New to TikTok, he said he was pleased to see she is using it in a productive way.
Bauer starts by doodling on index cards. When she’s ready to move to her sketchbook, she’ll draw with one hand, record on her phone from the other.
Sometimes, she rigs her phone to her chest.
“I don’t put a lot of effort into fancy recording technology like that," she said. "If the phone’s all I need, then that’s all I need.
“This one’s doing just fine even with cracks and getting a little outdated,” she said.
She captures parts of the process in sections, edits clips on a phone app, adds transitions and music and posts her finished product during high-engagement times of day.
While she pays attention to metrics, she tries not to get sucked into the well of TikTok.
She stays off SnapChat and, for the most part, Instagram. She can’t imagine making longer videos on YouTube, but that could be an option in the future.
For now, Bauer is writing essays and filling out college applications. She's interested in pursuing illustration in college.
Bauer sees her TikTok account as a possible reference for what lies ahead. Maybe that’s selling prints, expanding her account or making an instructional booklet of her work. (As per requests.)

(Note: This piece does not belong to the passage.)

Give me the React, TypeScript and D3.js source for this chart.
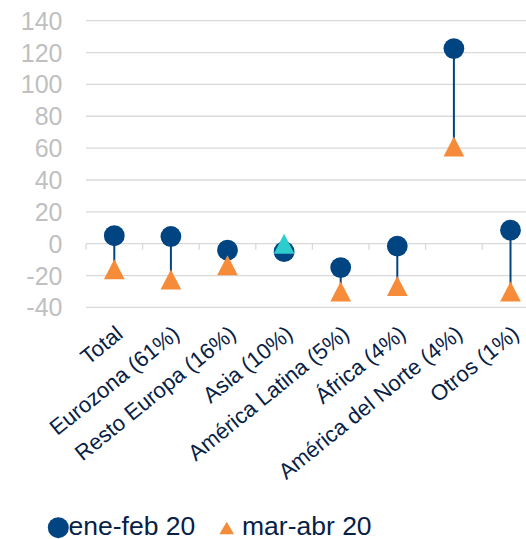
import React from "react";
import * as d3 from "d3";

const categories = [
  "Total",
  "Eurozona (61%)",
  "Resto Europa (16%)",
  "Asia (10%)",
  "América Latina (5%)",
  "África (4%)",
  "América del Norte (4%)",
  "Otros (1%)",
];
const eneFeb = [5, 4.5, -4, -5, -15, -1.5, 122.5, 8.5];
const marAbr = [-16, -22.5, -13.5, 0, -30, -26.5, 61, -30];
const highlighted = ["Asia (10%)"];
const yTicks = [-40, -20, 0, 20, 40, 60, 80, 100, 120, 140];
const seriesNames = ["ene-feb 20", "mar-abr 20"];

const W = 526;
const H = 539;
const BLUE = "#004481";
const ORANGE = "#F68B3A";
const TEAL = "#2DCCCD";
const FONT = "'Liberation Sans', Arial, sans-serif";

export default function App() {
  const x = d3.scaleBand<string>().domain(categories).range([86, 538.8]).padding(0);
  const y = d3.scaleLinear().domain([-40, 140]).range([307.4, 20.7]);
  const r = 10.4;
  const triPath = (w: number, h: number) =>
    `M0,${-h / 2}L${w / 2},${h / 2}L${-w / 2},${h / 2}Z`;

  return (
    <svg
      width={W}
      height={H}
      style={{ position: "absolute", left: 0, top: 0, display: "block" }}
    >
      <rect width={W} height={H} fill="#fff" />
      {yTicks.map((t) => (
        <g key={t}>
          <line x1={86} x2={W} y1={y(t)} y2={y(t)} stroke="#d9d9d9" strokeWidth={1.3} />
          <text
            x={62.5}
            y={y(t)}
            dy="0.36em"
            textAnchor="end"
            fontFamily={FONT}
            fontSize={25}
            fill="#c0c0c0"
          >
            {t}
          </text>
        </g>
      ))}
      {categories.map((c, i) => (
        <line
          key={"tk" + i}
          x1={x(c) as number}
          x2={x(c) as number}
          y1={y(0)}
          y2={y(0) + 6}
          stroke="#d9d9d9"
          strokeWidth={1.3}
        />
      ))}
      {categories.map((c, i) => {
        const cx = (x(c) as number) + x.bandwidth() / 2;
        return (
          <line
            key={"st" + i}
            x1={cx}
            x2={cx}
            y1={y(eneFeb[i])}
            y2={y(marAbr[i])}
            stroke={BLUE}
            strokeWidth={2}
          />
        );
      })}
      {categories.map((c, i) => {
        const cx = (x(c) as number) + x.bandwidth() / 2;
        return <circle key={"c" + i} cx={cx} cy={y(eneFeb[i])} r={r} fill={BLUE} />;
      })}
      {categories.map((c, i) => {
        const cx = (x(c) as number) + x.bandwidth() / 2;
        return (
          <path
            key={"t" + i}
            d={triPath(20.7, 20)}
            transform={`translate(${cx},${y(marAbr[i])})`}
            fill={highlighted.includes(c) ? TEAL : ORANGE}
          />
        );
      })}
      {categories.map((c, i) => {
        const cx = (x(c) as number) + x.bandwidth() / 2;
        return (
          <text
            key={"l" + i}
            transform={`translate(${cx},${324}) rotate(-39)`}
            dy="0.72em"
            textAnchor="end"
            fontFamily={FONT}
            fontSize={22}
            fill="#072146"
          >
            {c}
          </text>
        );
      })}
      <g>
        <circle cx={58.3} cy={527.7} r={10.5} fill={BLUE} />
        <text x={68.5} y={534.5} fontFamily={FONT} fontSize={26.5} fill="#072146">
          {seriesNames[0]}
        </text>
        <path d={triPath(14.7, 12.6)} transform="translate(226.7,528)" fill={ORANGE} />
        <text x={242} y={534.5} fontFamily={FONT} fontSize={26.5} fill="#072146">
          {seriesNames[1]}
        </text>
      </g>
    </svg>
  );
}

Tucked away in her upstairs bedroom, Bauer sat among her colored pencils, a dead iPad and a fresh sketch page, ready for her next move. Her curly hair resting on her shoulders, Bauer balanced her foot on a large rainbow-colored bounce ball as she talked about her love of snowboarding, the unworthy substitute of skateboarding and the creativity of Minecraft.
When people hear about video games, they think they’re bad for you, but many are really meaningful and emotional, she said.
“If I could help create a game that leaves an impact on someone like some games have left on me, that would make my whole life," Bauer said. "Full circle, back to my childhood.”